Stated exercise: Go through the material and write it all out exactly, minus the pictures.

Information provided:
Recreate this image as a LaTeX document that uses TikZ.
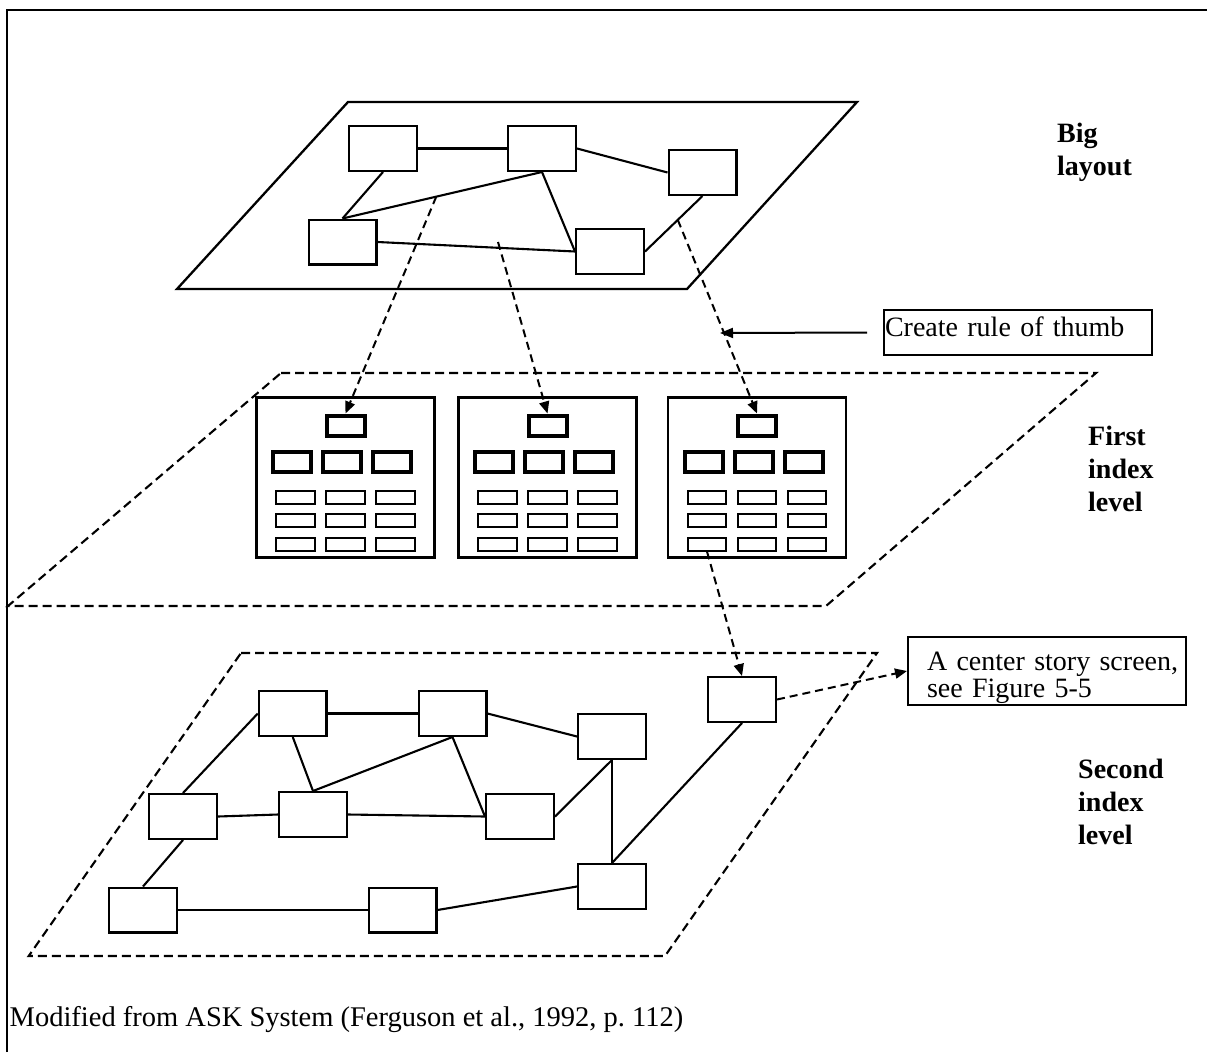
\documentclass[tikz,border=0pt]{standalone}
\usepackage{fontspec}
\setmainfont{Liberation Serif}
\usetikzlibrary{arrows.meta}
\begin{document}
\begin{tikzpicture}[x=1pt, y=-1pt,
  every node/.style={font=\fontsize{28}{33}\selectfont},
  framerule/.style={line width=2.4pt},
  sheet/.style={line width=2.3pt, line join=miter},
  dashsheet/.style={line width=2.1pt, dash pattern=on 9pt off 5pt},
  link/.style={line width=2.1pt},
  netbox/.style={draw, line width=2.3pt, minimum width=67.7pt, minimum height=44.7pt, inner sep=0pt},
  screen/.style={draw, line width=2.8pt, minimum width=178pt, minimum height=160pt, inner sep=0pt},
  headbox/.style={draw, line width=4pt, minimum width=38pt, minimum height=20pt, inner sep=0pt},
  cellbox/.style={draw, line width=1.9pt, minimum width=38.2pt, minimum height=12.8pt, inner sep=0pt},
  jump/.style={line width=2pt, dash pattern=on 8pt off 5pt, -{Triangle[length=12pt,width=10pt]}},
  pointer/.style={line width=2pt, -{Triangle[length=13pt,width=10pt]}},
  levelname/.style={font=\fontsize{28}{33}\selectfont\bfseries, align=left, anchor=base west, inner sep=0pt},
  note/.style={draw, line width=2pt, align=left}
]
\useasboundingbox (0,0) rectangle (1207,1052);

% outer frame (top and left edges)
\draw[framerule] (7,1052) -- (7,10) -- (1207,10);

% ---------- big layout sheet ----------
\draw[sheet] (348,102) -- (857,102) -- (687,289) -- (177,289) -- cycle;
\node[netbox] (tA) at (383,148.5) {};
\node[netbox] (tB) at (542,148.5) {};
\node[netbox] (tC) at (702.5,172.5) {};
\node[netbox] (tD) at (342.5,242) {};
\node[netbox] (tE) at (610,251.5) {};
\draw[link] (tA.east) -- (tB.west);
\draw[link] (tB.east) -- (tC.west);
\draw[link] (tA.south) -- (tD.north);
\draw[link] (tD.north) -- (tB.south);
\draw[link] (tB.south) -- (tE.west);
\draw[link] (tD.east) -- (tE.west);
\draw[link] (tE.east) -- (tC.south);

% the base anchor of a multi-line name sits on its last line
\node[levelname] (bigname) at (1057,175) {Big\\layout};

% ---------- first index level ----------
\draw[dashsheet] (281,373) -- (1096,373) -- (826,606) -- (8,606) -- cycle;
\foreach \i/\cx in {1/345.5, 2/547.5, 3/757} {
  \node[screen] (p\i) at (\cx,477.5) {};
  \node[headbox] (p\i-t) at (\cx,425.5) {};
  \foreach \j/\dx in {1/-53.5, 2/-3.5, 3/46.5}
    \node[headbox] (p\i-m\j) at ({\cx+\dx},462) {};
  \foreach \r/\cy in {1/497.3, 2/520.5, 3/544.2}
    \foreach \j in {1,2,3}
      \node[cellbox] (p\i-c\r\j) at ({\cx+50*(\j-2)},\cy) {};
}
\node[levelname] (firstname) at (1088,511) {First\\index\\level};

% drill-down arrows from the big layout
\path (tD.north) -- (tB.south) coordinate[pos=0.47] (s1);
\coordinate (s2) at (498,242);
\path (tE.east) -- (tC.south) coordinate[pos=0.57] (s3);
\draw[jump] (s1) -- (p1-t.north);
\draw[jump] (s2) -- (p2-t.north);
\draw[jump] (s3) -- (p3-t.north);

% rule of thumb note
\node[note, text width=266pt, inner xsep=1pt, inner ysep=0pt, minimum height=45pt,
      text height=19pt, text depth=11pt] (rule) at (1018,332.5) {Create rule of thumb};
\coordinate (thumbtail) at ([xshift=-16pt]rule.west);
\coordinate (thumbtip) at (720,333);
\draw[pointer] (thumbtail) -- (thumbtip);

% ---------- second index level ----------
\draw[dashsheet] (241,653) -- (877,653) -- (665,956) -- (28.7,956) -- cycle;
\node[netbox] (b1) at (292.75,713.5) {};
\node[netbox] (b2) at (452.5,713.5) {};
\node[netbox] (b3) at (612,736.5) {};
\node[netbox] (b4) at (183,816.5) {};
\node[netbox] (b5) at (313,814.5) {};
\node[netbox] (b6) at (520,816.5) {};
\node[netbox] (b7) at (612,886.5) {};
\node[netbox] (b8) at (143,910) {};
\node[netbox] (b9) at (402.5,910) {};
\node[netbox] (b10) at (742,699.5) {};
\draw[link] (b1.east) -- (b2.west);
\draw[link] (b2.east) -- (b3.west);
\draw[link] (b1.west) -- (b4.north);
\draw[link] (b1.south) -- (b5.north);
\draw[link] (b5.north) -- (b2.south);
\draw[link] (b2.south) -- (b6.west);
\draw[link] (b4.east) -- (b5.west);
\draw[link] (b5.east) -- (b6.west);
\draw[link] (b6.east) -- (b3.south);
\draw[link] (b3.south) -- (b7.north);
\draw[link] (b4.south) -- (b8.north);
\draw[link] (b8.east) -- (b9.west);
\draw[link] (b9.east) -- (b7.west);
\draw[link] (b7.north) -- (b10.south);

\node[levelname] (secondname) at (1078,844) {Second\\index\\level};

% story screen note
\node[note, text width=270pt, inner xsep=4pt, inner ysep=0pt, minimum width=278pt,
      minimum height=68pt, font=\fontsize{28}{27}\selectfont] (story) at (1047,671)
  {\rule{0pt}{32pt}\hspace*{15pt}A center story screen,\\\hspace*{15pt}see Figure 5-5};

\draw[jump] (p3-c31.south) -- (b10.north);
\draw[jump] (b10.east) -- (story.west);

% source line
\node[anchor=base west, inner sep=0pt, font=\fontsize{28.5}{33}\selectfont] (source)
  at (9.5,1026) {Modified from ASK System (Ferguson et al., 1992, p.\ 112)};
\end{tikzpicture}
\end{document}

Task response:
Recreate this image as a LaTeX document that uses TikZ.
\documentclass[tikz,border=0pt]{standalone}
\usepackage{fontspec}
\setmainfont{Liberation Serif}
\usetikzlibrary{arrows.meta}
\begin{document}
\begin{tikzpicture}[x=1pt, y=-1pt,
  every node/.style={font=\fontsize{28}{33}\selectfont},
  framerule/.style={line width=2.4pt},
  sheet/.style={line width=2.3pt, line join=miter},
  dashsheet/.style={line width=2.1pt, dash pattern=on 9pt off 5pt},
  link/.style={line width=2.1pt},
  netbox/.style={draw, line width=2.3pt, minimum width=67.7pt, minimum height=44.7pt, inner sep=0pt},
  screen/.style={draw, line width=2.8pt, minimum width=178pt, minimum height=160pt, inner sep=0pt},
  headbox/.style={draw, line width=4pt, minimum width=38pt, minimum height=20pt, inner sep=0pt},
  cellbox/.style={draw, line width=1.9pt, minimum width=38.2pt, minimum height=12.8pt, inner sep=0pt},
  jump/.style={line width=2pt, dash pattern=on 8pt off 5pt, -{Triangle[length=12pt,width=10pt]}},
  pointer/.style={line width=2pt, -{Triangle[length=13pt,width=10pt]}},
  levelname/.style={font=\fontsize{28}{33}\selectfont\bfseries, align=left, anchor=base west, inner sep=0pt},
  note/.style={draw, line width=2pt, align=left}
]
\useasboundingbox (0,0) rectangle (1207,1052);

% outer frame (top and left edges)
\draw[framerule] (7,1052) -- (7,10) -- (1207,10);

% ---------- big layout sheet ----------
\draw[sheet] (348,102) -- (857,102) -- (687,289) -- (177,289) -- cycle;
\node[netbox] (tA) at (383,148.5) {};
\node[netbox] (tB) at (542,148.5) {};
\node[netbox] (tC) at (702.5,172.5) {};
\node[netbox] (tD) at (342.5,242) {};
\node[netbox] (tE) at (610,251.5) {};
\draw[link] (tA.east) -- (tB.west);
\draw[link] (tB.east) -- (tC.west);
\draw[link] (tA.south) -- (tD.north);
\draw[link] (tD.north) -- (tB.south);
\draw[link] (tB.south) -- (tE.west);
\draw[link] (tD.east) -- (tE.west);
\draw[link] (tE.east) -- (tC.south);

% the base anchor of a multi-line name sits on its last line
\node[levelname] (bigname) at (1057,175) {Big\\layout};

% ---------- first index level ----------
\draw[dashsheet] (281,373) -- (1096,373) -- (826,606) -- (8,606) -- cycle;
\foreach \i/\cx in {1/345.5, 2/547.5, 3/757} {
  \node[screen] (p\i) at (\cx,477.5) {};
  \node[headbox] (p\i-t) at (\cx,425.5) {};
  \foreach \j/\dx in {1/-53.5, 2/-3.5, 3/46.5}
    \node[headbox] (p\i-m\j) at ({\cx+\dx},462) {};
  \foreach \r/\cy in {1/497.3, 2/520.5, 3/544.2}
    \foreach \j in {1,2,3}
      \node[cellbox] (p\i-c\r\j) at ({\cx+50*(\j-2)},\cy) {};
}
\node[levelname] (firstname) at (1088,511) {First\\index\\level};

% drill-down arrows from the big layout
\path (tD.north) -- (tB.south) coordinate[pos=0.47] (s1);
\coordinate (s2) at (498,242);
\path (tE.east) -- (tC.south) coordinate[pos=0.57] (s3);
\draw[jump] (s1) -- (p1-t.north);
\draw[jump] (s2) -- (p2-t.north);
\draw[jump] (s3) -- (p3-t.north);

% rule of thumb note
\node[note, text width=266pt, inner xsep=1pt, inner ysep=0pt, minimum height=45pt,
      text height=19pt, text depth=11pt] (rule) at (1018,332.5) {Create rule of thumb};
\coordinate (thumbtail) at ([xshift=-16pt]rule.west);
\coordinate (thumbtip) at (720,333);
\draw[pointer] (thumbtail) -- (thumbtip);

% ---------- second index level ----------
\draw[dashsheet] (241,653) -- (877,653) -- (665,956) -- (28.7,956) -- cycle;
\node[netbox] (b1) at (292.75,713.5) {};
\node[netbox] (b2) at (452.5,713.5) {};
\node[netbox] (b3) at (612,736.5) {};
\node[netbox] (b4) at (183,816.5) {};
\node[netbox] (b5) at (313,814.5) {};
\node[netbox] (b6) at (520,816.5) {};
\node[netbox] (b7) at (612,886.5) {};
\node[netbox] (b8) at (143,910) {};
\node[netbox] (b9) at (402.5,910) {};
\node[netbox] (b10) at (742,699.5) {};
\draw[link] (b1.east) -- (b2.west);
\draw[link] (b2.east) -- (b3.west);
\draw[link] (b1.west) -- (b4.north);
\draw[link] (b1.south) -- (b5.north);
\draw[link] (b5.north) -- (b2.south);
\draw[link] (b2.south) -- (b6.west);
\draw[link] (b4.east) -- (b5.west);
\draw[link] (b5.east) -- (b6.west);
\draw[link] (b6.east) -- (b3.south);
\draw[link] (b3.south) -- (b7.north);
\draw[link] (b4.south) -- (b8.north);
\draw[link] (b8.east) -- (b9.west);
\draw[link] (b9.east) -- (b7.west);
\draw[link] (b7.north) -- (b10.south);

\node[levelname] (secondname) at (1078,844) {Second\\index\\level};

% story screen note
\node[note, text width=270pt, inner xsep=4pt, inner ysep=0pt, minimum width=278pt,
      minimum height=68pt, font=\fontsize{28}{27}\selectfont] (story) at (1047,671)
  {\rule{0pt}{32pt}\hspace*{15pt}A center story screen,\\\hspace*{15pt}see Figure 5-5};

\draw[jump] (p3-c31.south) -- (b10.north);
\draw[jump] (b10.east) -- (story.west);

% source line
\node[anchor=base west, inner sep=0pt, font=\fontsize{28.5}{33}\selectfont] (source)
  at (9.5,1026) {Modified from ASK System (Ferguson et al., 1992, p.\ 112)};
\end{tikzpicture}
\end{document}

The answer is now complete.